Her July 28 preliminary injunction also put on hold the part of the law that required legal resident aliens to carry their registration docs with them at all times, as well as a provision preventing day laborers here illegally from soliciting business.
Ditto the language mandating an immigration check after every arrest before the arrestee is released.
Governor Jan Brewer's team of pricey legal beagles at the Phoenix firm Snell & Wilmer asked the Ninth Circuit Court of Appeals for an expedited hearing on Bolton's injunction. The Ninth Circuit immediately shot that down. Instead, oral arguments in the matter will be heard the first week of November — not in September, as Brewer's attorneys wanted.
Essentially, I was correct when I predicted a couple of weeks ago that the U.S. Department of Justice's lawsuit against SB 1070 would prevail.
Of course, the feds' suit, as well as the six other complaints against 1070 in the system, are ongoing. But Bolton filed her enjoinment in answer to the DOJ's action, and no one should doubt the impact of the federal government's arguing that SB 1070 usurped the feds' supremacy on immigration matters or that it interfered with U.S. foreign policy.
This was also the view of University of Arizona law professor Jack Chin.
"It imposes a certain drama on the situation when the actual State Department says there are foreign policy implications," he told me recently.
He pointed out that, technically, it shouldn't matter who is bringing such a lawsuit. But it does carry more weight when it's the feds complaining that their rights are getting trampled versus a third party saying the same thing.

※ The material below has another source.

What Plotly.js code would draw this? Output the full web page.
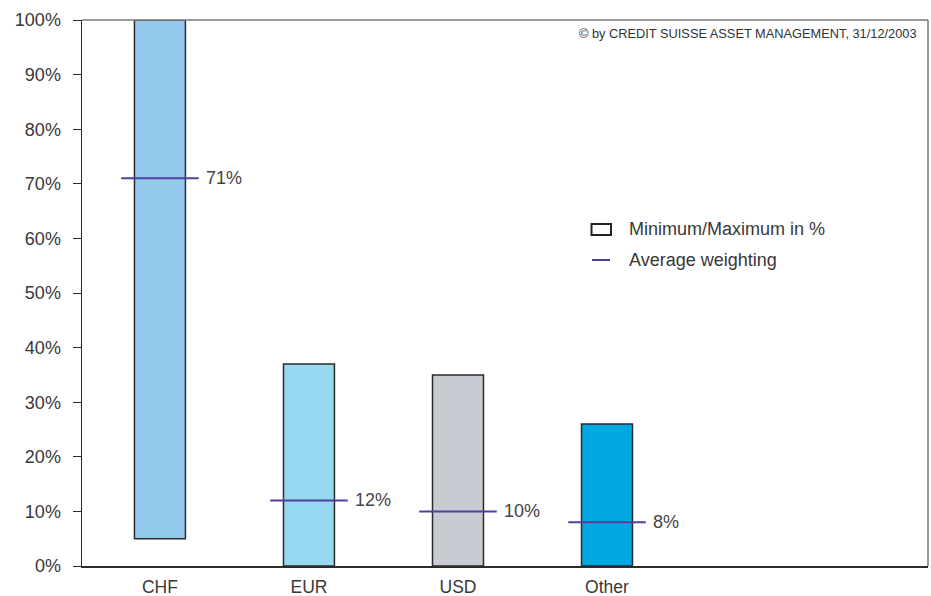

Concerning Brewer's suggestion that she may call a special session of the Arizona Legislature to "fix" 1070, Chin said that a special session could complicate matters but that Bolton would still retain authority over the case and could alter the injunction if need be.
"This is a case, I hope, where the courts are going to do what they can to come to a decision on the merits," he offered. "That being said, I'm not sure what [the Legislature] can do to fix . Because the things [in it] were unfixable."

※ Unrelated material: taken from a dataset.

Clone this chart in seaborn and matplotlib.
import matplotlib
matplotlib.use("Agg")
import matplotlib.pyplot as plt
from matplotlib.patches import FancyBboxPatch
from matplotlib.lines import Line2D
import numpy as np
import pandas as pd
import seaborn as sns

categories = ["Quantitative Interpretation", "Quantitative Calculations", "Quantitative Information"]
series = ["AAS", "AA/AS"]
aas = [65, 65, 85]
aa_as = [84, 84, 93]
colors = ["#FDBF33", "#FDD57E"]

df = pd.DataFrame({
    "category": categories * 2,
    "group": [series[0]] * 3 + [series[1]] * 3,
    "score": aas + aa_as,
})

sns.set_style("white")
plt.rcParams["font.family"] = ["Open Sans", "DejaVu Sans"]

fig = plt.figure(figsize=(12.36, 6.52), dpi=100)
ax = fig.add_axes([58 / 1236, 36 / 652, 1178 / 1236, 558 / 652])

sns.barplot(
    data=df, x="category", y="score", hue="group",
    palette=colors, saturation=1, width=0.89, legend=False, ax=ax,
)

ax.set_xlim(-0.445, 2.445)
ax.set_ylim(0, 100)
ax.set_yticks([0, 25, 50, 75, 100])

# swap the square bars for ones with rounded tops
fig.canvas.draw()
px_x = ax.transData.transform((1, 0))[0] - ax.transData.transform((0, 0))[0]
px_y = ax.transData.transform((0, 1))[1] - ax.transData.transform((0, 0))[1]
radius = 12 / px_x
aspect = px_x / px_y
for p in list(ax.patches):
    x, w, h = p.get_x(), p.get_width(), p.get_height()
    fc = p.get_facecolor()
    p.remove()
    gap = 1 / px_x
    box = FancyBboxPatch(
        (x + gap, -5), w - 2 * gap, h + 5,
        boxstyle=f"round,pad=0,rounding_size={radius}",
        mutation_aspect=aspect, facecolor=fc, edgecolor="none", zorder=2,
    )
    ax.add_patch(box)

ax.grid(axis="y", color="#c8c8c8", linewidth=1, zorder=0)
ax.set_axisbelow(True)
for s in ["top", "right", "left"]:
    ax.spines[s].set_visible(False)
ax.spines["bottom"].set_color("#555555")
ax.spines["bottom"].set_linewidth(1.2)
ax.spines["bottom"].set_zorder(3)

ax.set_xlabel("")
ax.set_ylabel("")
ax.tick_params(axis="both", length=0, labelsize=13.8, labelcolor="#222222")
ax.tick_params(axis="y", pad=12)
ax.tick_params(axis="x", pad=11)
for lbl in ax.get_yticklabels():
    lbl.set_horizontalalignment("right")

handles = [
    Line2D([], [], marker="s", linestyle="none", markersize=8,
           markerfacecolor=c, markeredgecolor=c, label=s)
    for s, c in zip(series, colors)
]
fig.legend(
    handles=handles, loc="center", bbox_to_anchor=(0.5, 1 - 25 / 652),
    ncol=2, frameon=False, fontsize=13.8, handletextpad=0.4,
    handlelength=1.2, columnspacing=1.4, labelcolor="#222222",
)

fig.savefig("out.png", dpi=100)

Nevertheless, I wouldn't put it past Brewer and neo-Nazi hugging state Senator Russell Pearce, the chief sponsor of 1070, to throw a monkey wrench into the court proceedings by messing around with the statute, thus forcing Bolton and, perhaps, the Ninth Circuit to re-examine 1070's Frankenstein corpse.
Bolton's edict has enraged right-wingers to threats of outright violence. She was reportedly deluged with incensed correspondence, some of it threatening her safety.
And though the pro-immigrant movement welcomed Bolton's enjoinment, many in it were still angered by the climate of hate in Arizona and the fact that Bolton's injunction didn't cover several troubling provisions.
For instance, local law enforcement agencies still are prohibited from adopting polices that limit the enforcement of federal immigration law. Private citizens can sue those entities if they believe they have.
Also, 1070's "harboring" provision remains in place, and it could affect those rendering humanitarian assistance to illegal aliens, or even offering them a ride.
Day laborers are still on the hook if they impede the flow of traffic when getting picked up by prospective employers, who also can be collared.